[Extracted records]
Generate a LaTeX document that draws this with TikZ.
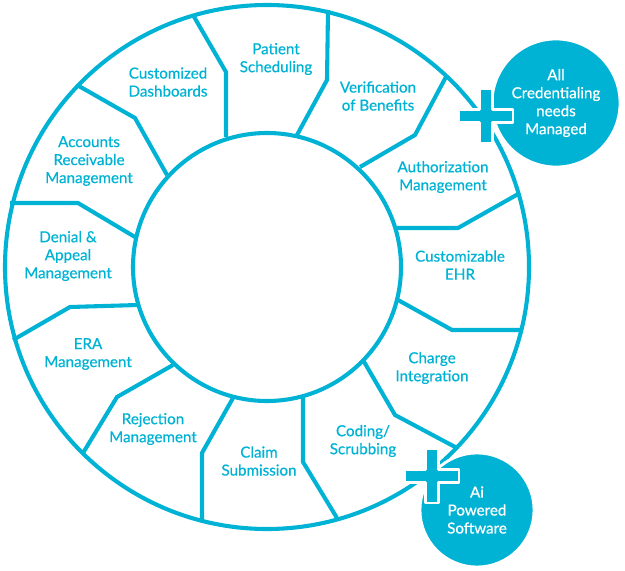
\documentclass[tikz,border=0pt]{standalone}
\usepackage{fontspec}
\setmainfont{Lato}[FakeBold=0.6]
\definecolor{ringblue}{RGB}{0,178,212}
\tikzset{
  plussign/.pic={
    \filldraw[fill=ringblue, draw=white, line width=1.6pt, line join=round]
      (-6.5,-27) -- (6.5,-27) -- (6.5,-6.5) -- (27,-6.5) -- (27,6.5) -- (6.5,6.5)
      -- (6.5,27) -- (-6.5,27) -- (-6.5,6.5) -- (-27,6.5) -- (-27,-6.5) -- (-6.5,-6.5) -- cycle;
  }
}
\begin{document}
\begin{tikzpicture}[x=0.025cm, y=-0.025cm,
    ring/.style={draw=ringblue, line width=2.9pt, line join=round},
    seglabel/.style={text=ringblue, align=center, font=\fontsize{10.8}{12.8}\selectfont},
    badge/.style={circle, fill=ringblue, draw=white, line width=2pt, text=white,
      align=center, inner sep=0pt, font=\fontsize{10.8}{12.8}\selectfont}]
    \useasboundingbox (0,0) rectangle (625,571);

    % Outer and inner rings
    \coordinate (C) at (267,267);
    \draw[ring] (C) circle[radius=262];
    \draw[ring] (C) circle[radius=134];

    % Dividers: outer point, bend, inner point
    \foreach \xa/\ya/\xb/\yb/\xc/\yc in {193/15/226/72/226/137, 328/10/327/80/297/135,
        447/75/415/135/360/167, 520/193/458/228/397/228, 522/330/452/330/398/300,
        457/448/395/415/363/360, 337/518/303/462/303/395, 202/522/202/453/233/398,
        83/453/117/397/173/365, 13/340/70/307/138/305, 10/203/78/203/135/237,
        77/85/135/118/167/175}
      \draw[ring] (\xa,\ya) -- (\xb,\yb) -- (\xc,\yc);

    % Segment labels
    \node[seglabel] (sched) at (276,59) {Patient\\Scheduling};
    \node[seglabel] (verif) at (378,96) {Verification\\of Benefits};
    \node[seglabel] (auth) at (443,177) {Authorization\\Management};
    \node[seglabel] (ehr) at (460,265) {Customizable\\EHR};
    \node[seglabel] (charge) at (432,368) {Charge\\Integration};
    \node[seglabel] (coding) at (363,441) {Coding/\\Scrubbing};
    \node[seglabel] (claim) at (259,461) {Claim\\Submission};
    \node[seglabel] (reject) at (153,429) {Rejection\\Management};
    \node[seglabel] (era) at (88,354) {ERA\\Management};
    \node[seglabel] (denial) at (68,256) {Denial \&\\Appeal\\Management};
    \node[seglabel] (accounts) at (89,161) {Accounts\\Receivable\\Management};
    \node[seglabel] (dash) at (168,82) {Customized\\Dashboards};

    % Badges
    \node[badge, minimum size=3.2cm] (cred) at (556,103) {All\\Credentialing\\needs\\Managed};
    \node[badge, minimum size=2.85cm] (ai) at (477,510) {Ai\\Powered\\Software};
    \pic at (486,116) {plussign};
    \pic at (432,476) {plussign};
\end{tikzpicture}
\end{document}
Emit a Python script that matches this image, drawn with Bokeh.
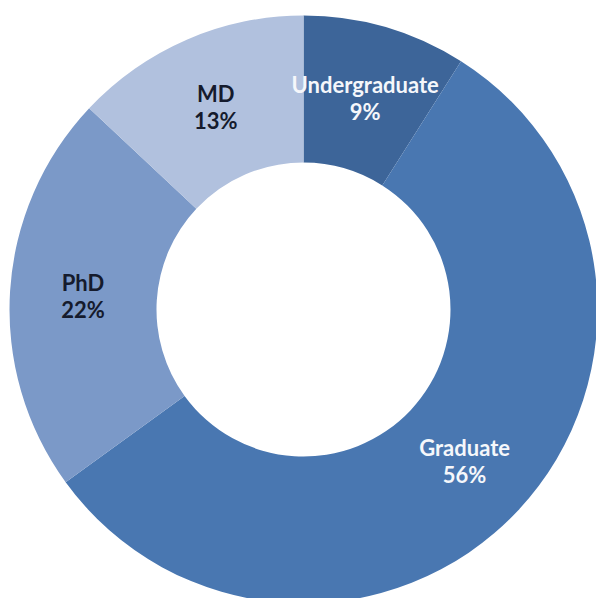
import math
from bokeh.plotting import figure
from bokeh.models import ColumnDataSource, Range1d
from bokeh.core.properties import value
from bokeh.embed import file_html
from bokeh.resources import INLINE

categories = ["Undergraduate", "Graduate", "PhD", "MD"]
shares = [9, 56, 22, 13]
colors = ["#3D6599", "#4977B1", "#7B99C8", "#B1C1DE"]
text_colors = ["#F5F7FB", "#F5F7FB", "#151B2D", "#151B2D"]

W, H = 596, 598
cx, cy = 303, H - 309
r_out, r_in = 294, 147
r_lab = 221

total = sum(shares)
starts, ends, lx, ly, pct = [], [], [], [], []
cum = 0.0
for s in shares:
    a0 = math.pi / 2 - 2 * math.pi * cum / total
    a1 = math.pi / 2 - 2 * math.pi * (cum + s) / total
    starts.append(a0)
    ends.append(a1)
    mid = (a0 + a1) / 2
    lx.append(cx + r_lab * math.cos(mid))
    ly.append(cy + r_lab * math.sin(mid))
    pct.append(f"{s}%")
    cum += s

src = ColumnDataSource(dict(start=starts, end=ends, color=colors, x=[cx] * 4, y=[cy] * 4,
                            lx=lx, ly=ly, name=categories, pct=pct, tcol=text_colors))

p = figure(width=W, height=H, output_backend="svg", toolbar_location=None,
           x_range=Range1d(0, W), y_range=Range1d(0, H), min_border=0)
p.axis.visible = False
p.grid.visible = False
p.outline_line_color = None
p.background_fill_color = "white"

p.annular_wedge(x="x", y="y", inner_radius=r_in, outer_radius=r_out,
                start_angle="start", end_angle="end", direction="clock",
                fill_color="color", line_color=None, source=src)

p.text(x="lx", y="ly", text="name", source=src, y_offset=-13,
       text_align="center", text_baseline="middle", text_color="tcol",
       text_font=value("Lato"), text_font_style="bold", text_font_size="22px")
p.text(x="lx", y="ly", text="pct", source=src, y_offset=14,
       text_align="center", text_baseline="middle", text_color="tcol",
       text_font=value("Lato"), text_font_style="bold", text_font_size="22px")

open("out.html", "w").write(file_html(p, INLINE))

• BRIEF
Repeat exactly the part that opens with the line containing "Emit a Python" and closes with the line containing "from bokeh.resources import INLINE". Include both end lines, and drop the pictures.

• OUTPUT OF THE EXERCISE
Emit a Python script that matches this image, drawn with Bokeh.
import math
from bokeh.plotting import figure
from bokeh.models import ColumnDataSource, Range1d
from bokeh.core.properties import value
from bokeh.embed import file_html
from bokeh.resources import INLINE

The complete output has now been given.